— EXERCISE INSTRUCTIONS —
Write out the data again exactly, skipping every picture.

[Items listed in a dataset]
--- BEGIN ---
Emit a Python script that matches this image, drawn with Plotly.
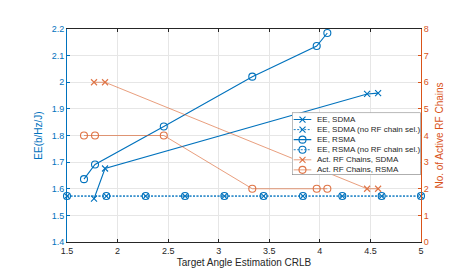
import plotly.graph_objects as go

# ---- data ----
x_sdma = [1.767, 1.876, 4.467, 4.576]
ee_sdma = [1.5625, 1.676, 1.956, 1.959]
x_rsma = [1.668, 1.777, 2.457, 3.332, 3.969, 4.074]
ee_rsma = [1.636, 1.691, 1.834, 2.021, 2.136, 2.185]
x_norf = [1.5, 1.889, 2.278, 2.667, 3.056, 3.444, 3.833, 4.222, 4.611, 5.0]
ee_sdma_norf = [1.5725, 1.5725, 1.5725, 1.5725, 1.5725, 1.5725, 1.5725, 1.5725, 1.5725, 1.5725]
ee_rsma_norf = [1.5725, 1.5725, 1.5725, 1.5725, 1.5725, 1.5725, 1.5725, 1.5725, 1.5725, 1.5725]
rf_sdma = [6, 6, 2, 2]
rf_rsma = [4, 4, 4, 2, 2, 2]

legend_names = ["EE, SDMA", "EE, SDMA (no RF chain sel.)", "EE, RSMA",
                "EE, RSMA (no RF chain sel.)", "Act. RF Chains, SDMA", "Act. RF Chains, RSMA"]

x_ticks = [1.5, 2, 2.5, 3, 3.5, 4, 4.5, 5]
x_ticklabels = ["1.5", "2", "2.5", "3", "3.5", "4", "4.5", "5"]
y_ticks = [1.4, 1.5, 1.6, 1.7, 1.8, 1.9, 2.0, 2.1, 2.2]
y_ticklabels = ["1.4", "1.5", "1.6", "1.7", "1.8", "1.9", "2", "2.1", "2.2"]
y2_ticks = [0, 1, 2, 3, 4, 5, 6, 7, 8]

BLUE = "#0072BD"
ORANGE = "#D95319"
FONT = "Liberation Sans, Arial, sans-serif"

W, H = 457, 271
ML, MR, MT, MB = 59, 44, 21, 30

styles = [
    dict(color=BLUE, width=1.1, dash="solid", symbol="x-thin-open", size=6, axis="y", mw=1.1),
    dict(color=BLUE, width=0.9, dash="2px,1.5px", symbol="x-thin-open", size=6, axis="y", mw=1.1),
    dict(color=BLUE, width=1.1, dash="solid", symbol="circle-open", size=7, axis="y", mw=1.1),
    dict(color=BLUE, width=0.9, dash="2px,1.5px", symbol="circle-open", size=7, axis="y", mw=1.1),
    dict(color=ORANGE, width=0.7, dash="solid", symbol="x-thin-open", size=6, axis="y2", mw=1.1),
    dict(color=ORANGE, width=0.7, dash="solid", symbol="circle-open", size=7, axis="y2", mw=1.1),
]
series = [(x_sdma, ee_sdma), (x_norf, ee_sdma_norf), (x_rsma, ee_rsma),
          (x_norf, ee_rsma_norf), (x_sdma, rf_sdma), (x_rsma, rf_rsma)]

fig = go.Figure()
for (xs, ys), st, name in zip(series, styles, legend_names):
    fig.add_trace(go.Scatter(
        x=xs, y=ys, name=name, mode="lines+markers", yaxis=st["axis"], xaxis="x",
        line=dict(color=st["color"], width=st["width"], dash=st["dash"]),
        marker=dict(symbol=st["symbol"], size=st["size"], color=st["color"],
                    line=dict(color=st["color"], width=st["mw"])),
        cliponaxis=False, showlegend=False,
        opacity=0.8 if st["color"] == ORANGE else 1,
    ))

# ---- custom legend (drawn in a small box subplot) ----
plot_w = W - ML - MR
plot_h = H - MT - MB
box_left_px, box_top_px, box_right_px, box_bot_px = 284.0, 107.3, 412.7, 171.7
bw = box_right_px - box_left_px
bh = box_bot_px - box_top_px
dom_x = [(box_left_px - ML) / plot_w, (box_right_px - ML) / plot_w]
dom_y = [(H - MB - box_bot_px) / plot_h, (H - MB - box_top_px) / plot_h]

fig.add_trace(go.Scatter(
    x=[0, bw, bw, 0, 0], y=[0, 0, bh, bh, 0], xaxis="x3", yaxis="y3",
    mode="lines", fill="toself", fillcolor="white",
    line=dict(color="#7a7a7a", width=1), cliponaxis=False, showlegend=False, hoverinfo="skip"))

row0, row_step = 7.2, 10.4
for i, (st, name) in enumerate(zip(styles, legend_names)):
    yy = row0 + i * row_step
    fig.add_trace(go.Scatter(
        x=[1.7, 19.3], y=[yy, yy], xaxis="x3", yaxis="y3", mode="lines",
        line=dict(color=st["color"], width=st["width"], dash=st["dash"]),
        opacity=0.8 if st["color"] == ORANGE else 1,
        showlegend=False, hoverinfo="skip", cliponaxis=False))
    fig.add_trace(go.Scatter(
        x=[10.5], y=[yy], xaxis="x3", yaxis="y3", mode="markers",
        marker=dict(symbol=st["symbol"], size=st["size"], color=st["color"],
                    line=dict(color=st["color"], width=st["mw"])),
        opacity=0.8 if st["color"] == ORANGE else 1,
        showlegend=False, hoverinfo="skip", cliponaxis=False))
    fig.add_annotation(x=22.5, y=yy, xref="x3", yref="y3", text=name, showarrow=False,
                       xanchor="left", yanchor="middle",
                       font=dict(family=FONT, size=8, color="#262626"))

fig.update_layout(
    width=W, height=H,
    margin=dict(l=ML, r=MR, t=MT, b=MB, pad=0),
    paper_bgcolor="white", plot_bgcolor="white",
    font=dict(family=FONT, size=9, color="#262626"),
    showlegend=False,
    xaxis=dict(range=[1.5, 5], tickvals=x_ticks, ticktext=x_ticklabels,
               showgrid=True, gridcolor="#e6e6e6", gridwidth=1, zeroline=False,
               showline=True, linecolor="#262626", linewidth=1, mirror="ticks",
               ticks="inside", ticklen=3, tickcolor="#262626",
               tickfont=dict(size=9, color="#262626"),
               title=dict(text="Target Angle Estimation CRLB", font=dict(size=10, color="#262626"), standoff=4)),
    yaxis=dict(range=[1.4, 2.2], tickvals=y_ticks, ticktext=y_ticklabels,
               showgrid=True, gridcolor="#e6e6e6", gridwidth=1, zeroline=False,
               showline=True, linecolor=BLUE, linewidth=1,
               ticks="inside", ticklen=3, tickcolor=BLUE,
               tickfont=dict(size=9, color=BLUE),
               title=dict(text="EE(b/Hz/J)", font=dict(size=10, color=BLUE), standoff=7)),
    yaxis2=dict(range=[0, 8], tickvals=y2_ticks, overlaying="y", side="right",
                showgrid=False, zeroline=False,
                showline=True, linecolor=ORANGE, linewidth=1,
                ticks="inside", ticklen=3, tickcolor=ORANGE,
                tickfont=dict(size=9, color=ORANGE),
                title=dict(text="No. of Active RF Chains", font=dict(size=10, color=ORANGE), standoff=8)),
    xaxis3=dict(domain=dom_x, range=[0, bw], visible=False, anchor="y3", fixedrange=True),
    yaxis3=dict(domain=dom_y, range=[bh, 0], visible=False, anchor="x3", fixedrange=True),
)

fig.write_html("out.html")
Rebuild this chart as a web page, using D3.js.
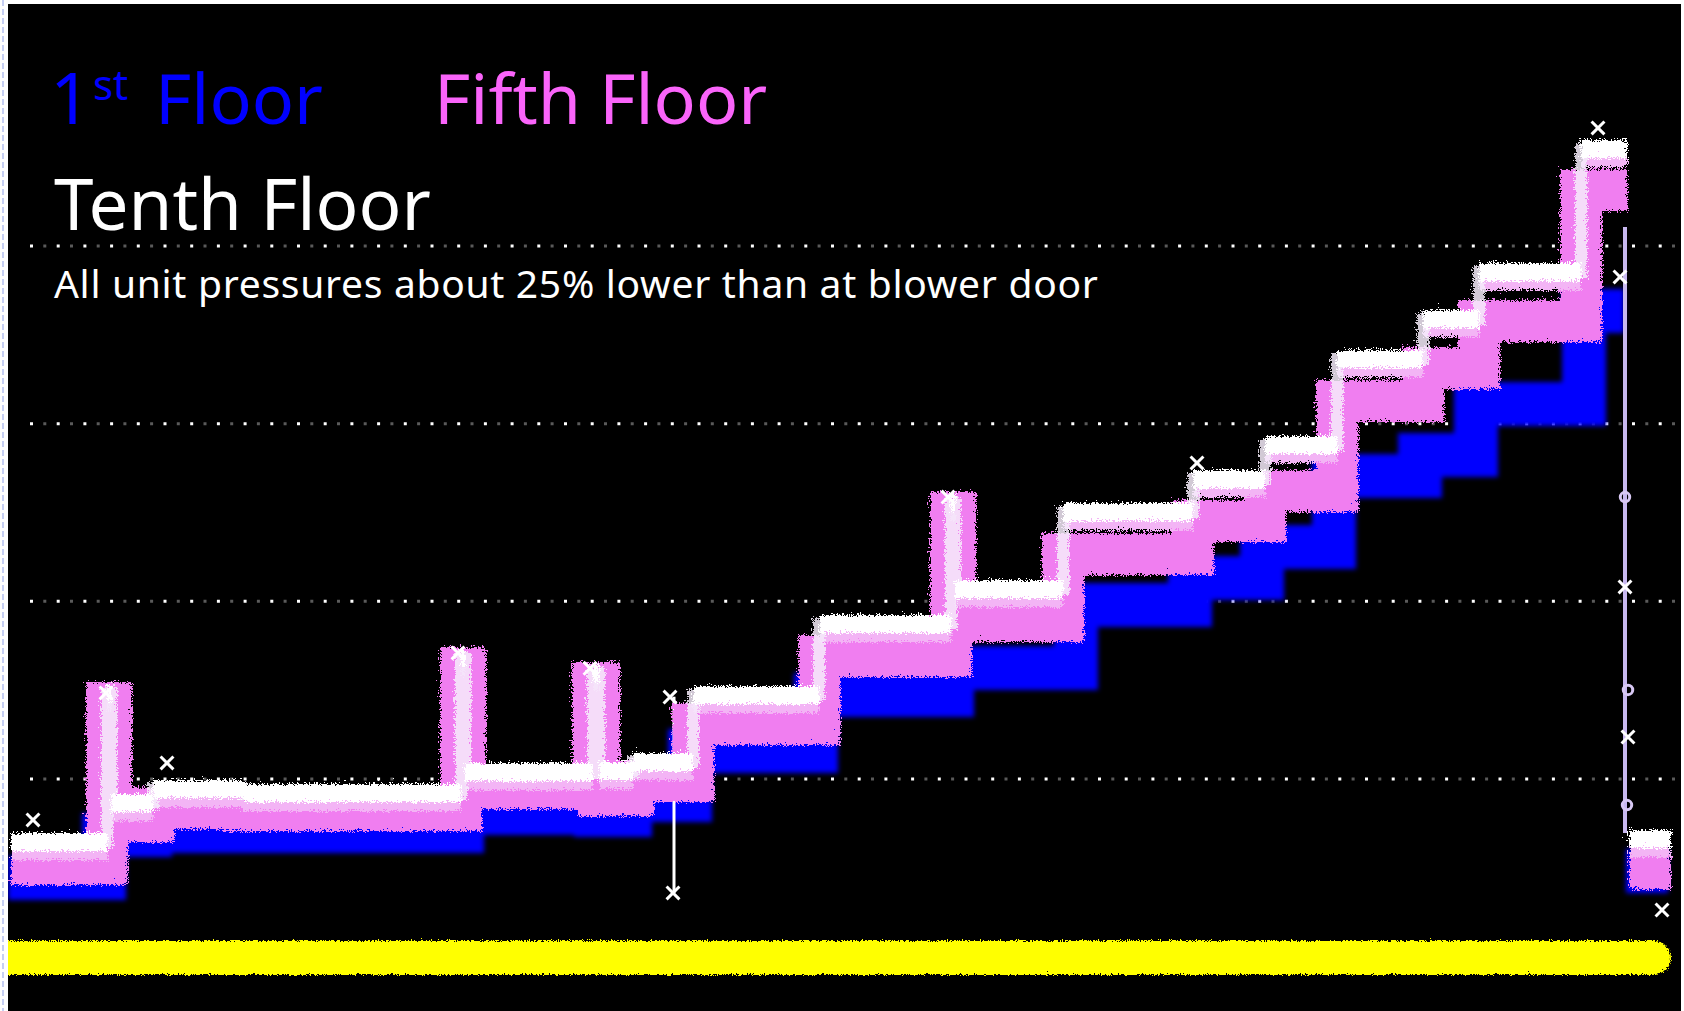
--- END ---
— EXERCISE SOLUTION —
Emit a Python script that matches this image, drawn with Plotly.
import plotly.graph_objects as go

# ---- data ----
x_sdma = [1.767, 1.876, 4.467, 4.576]
ee_sdma = [1.5625, 1.676, 1.956, 1.959]
x_rsma = [1.668, 1.777, 2.457, 3.332, 3.969, 4.074]
ee_rsma = [1.636, 1.691, 1.834, 2.021, 2.136, 2.185]
x_norf = [1.5, 1.889, 2.278, 2.667, 3.056, 3.444, 3.833, 4.222, 4.611, 5.0]
ee_sdma_norf = [1.5725, 1.5725, 1.5725, 1.5725, 1.5725, 1.5725, 1.5725, 1.5725, 1.5725, 1.5725]
ee_rsma_norf = [1.5725, 1.5725, 1.5725, 1.5725, 1.5725, 1.5725, 1.5725, 1.5725, 1.5725, 1.5725]
rf_sdma = [6, 6, 2, 2]
rf_rsma = [4, 4, 4, 2, 2, 2]

legend_names = ["EE, SDMA", "EE, SDMA (no RF chain sel.)", "EE, RSMA",
                "EE, RSMA (no RF chain sel.)", "Act. RF Chains, SDMA", "Act. RF Chains, RSMA"]

x_ticks = [1.5, 2, 2.5, 3, 3.5, 4, 4.5, 5]
x_ticklabels = ["1.5", "2", "2.5", "3", "3.5", "4", "4.5", "5"]
y_ticks = [1.4, 1.5, 1.6, 1.7, 1.8, 1.9, 2.0, 2.1, 2.2]
y_ticklabels = ["1.4", "1.5", "1.6", "1.7", "1.8", "1.9", "2", "2.1", "2.2"]
y2_ticks = [0, 1, 2, 3, 4, 5, 6, 7, 8]

BLUE = "#0072BD"
ORANGE = "#D95319"
FONT = "Liberation Sans, Arial, sans-serif"

W, H = 457, 271
ML, MR, MT, MB = 59, 44, 21, 30

styles = [
    dict(color=BLUE, width=1.1, dash="solid", symbol="x-thin-open", size=6, axis="y", mw=1.1),
    dict(color=BLUE, width=0.9, dash="2px,1.5px", symbol="x-thin-open", size=6, axis="y", mw=1.1),
    dict(color=BLUE, width=1.1, dash="solid", symbol="circle-open", size=7, axis="y", mw=1.1),
    dict(color=BLUE, width=0.9, dash="2px,1.5px", symbol="circle-open", size=7, axis="y", mw=1.1),
    dict(color=ORANGE, width=0.7, dash="solid", symbol="x-thin-open", size=6, axis="y2", mw=1.1),
    dict(color=ORANGE, width=0.7, dash="solid", symbol="circle-open", size=7, axis="y2", mw=1.1),
]
series = [(x_sdma, ee_sdma), (x_norf, ee_sdma_norf), (x_rsma, ee_rsma),
          (x_norf, ee_rsma_norf), (x_sdma, rf_sdma), (x_rsma, rf_rsma)]

fig = go.Figure()
for (xs, ys), st, name in zip(series, styles, legend_names):
    fig.add_trace(go.Scatter(
        x=xs, y=ys, name=name, mode="lines+markers", yaxis=st["axis"], xaxis="x",
        line=dict(color=st["color"], width=st["width"], dash=st["dash"]),
        marker=dict(symbol=st["symbol"], size=st["size"], color=st["color"],
                    line=dict(color=st["color"], width=st["mw"])),
        cliponaxis=False, showlegend=False,
        opacity=0.8 if st["color"] == ORANGE else 1,
    ))

# ---- custom legend (drawn in a small box subplot) ----
plot_w = W - ML - MR
plot_h = H - MT - MB
box_left_px, box_top_px, box_right_px, box_bot_px = 284.0, 107.3, 412.7, 171.7
bw = box_right_px - box_left_px
bh = box_bot_px - box_top_px
dom_x = [(box_left_px - ML) / plot_w, (box_right_px - ML) / plot_w]
dom_y = [(H - MB - box_bot_px) / plot_h, (H - MB - box_top_px) / plot_h]

fig.add_trace(go.Scatter(
    x=[0, bw, bw, 0, 0], y=[0, 0, bh, bh, 0], xaxis="x3", yaxis="y3",
    mode="lines", fill="toself", fillcolor="white",
    line=dict(color="#7a7a7a", width=1), cliponaxis=False, showlegend=False, hoverinfo="skip"))

row0, row_step = 7.2, 10.4
for i, (st, name) in enumerate(zip(styles, legend_names)):
    yy = row0 + i * row_step
    fig.add_trace(go.Scatter(
        x=[1.7, 19.3], y=[yy, yy], xaxis="x3", yaxis="y3", mode="lines",
        line=dict(color=st["color"], width=st["width"], dash=st["dash"]),
        opacity=0.8 if st["color"] == ORANGE else 1,
        showlegend=False, hoverinfo="skip", cliponaxis=False))
    fig.add_trace(go.Scatter(
        x=[10.5], y=[yy], xaxis="x3", yaxis="y3", mode="markers",
        marker=dict(symbol=st["symbol"], size=st["size"], color=st["color"],
                    line=dict(color=st["color"], width=st["mw"])),
        opacity=0.8 if st["color"] == ORANGE else 1,
        showlegend=False, hoverinfo="skip", cliponaxis=False))
    fig.add_annotation(x=22.5, y=yy, xref="x3", yref="y3", text=name, showarrow=False,
                       xanchor="left", yanchor="middle",
                       font=dict(family=FONT, size=8, color="#262626"))

fig.update_layout(
    width=W, height=H,
    margin=dict(l=ML, r=MR, t=MT, b=MB, pad=0),
    paper_bgcolor="white", plot_bgcolor="white",
    font=dict(family=FONT, size=9, color="#262626"),
    showlegend=False,
    xaxis=dict(range=[1.5, 5], tickvals=x_ticks, ticktext=x_ticklabels,
               showgrid=True, gridcolor="#e6e6e6", gridwidth=1, zeroline=False,
               showline=True, linecolor="#262626", linewidth=1, mirror="ticks",
               ticks="inside", ticklen=3, tickcolor="#262626",
               tickfont=dict(size=9, color="#262626"),
               title=dict(text="Target Angle Estimation CRLB", font=dict(size=10, color="#262626"), standoff=4)),
    yaxis=dict(range=[1.4, 2.2], tickvals=y_ticks, ticktext=y_ticklabels,
               showgrid=True, gridcolor="#e6e6e6", gridwidth=1, zeroline=False,
               showline=True, linecolor=BLUE, linewidth=1,
               ticks="inside", ticklen=3, tickcolor=BLUE,
               tickfont=dict(size=9, color=BLUE),
               title=dict(text="EE(b/Hz/J)", font=dict(size=10, color=BLUE), standoff=7)),
    yaxis2=dict(range=[0, 8], tickvals=y2_ticks, overlaying="y", side="right",
                showgrid=False, zeroline=False,
                showline=True, linecolor=ORANGE, linewidth=1,
                ticks="inside", ticklen=3, tickcolor=ORANGE,
                tickfont=dict(size=9, color=ORANGE),
                title=dict(text="No. of Active RF Chains", font=dict(size=10, color=ORANGE), standoff=8)),
    xaxis3=dict(domain=dom_x, range=[0, bw], visible=False, anchor="y3", fixedrange=True),
    yaxis3=dict(domain=dom_y, range=[bh, 0], visible=False, anchor="x3", fixedrange=True),
)

fig.write_html("out.html")
Rebuild this chart as a web page, using D3.js.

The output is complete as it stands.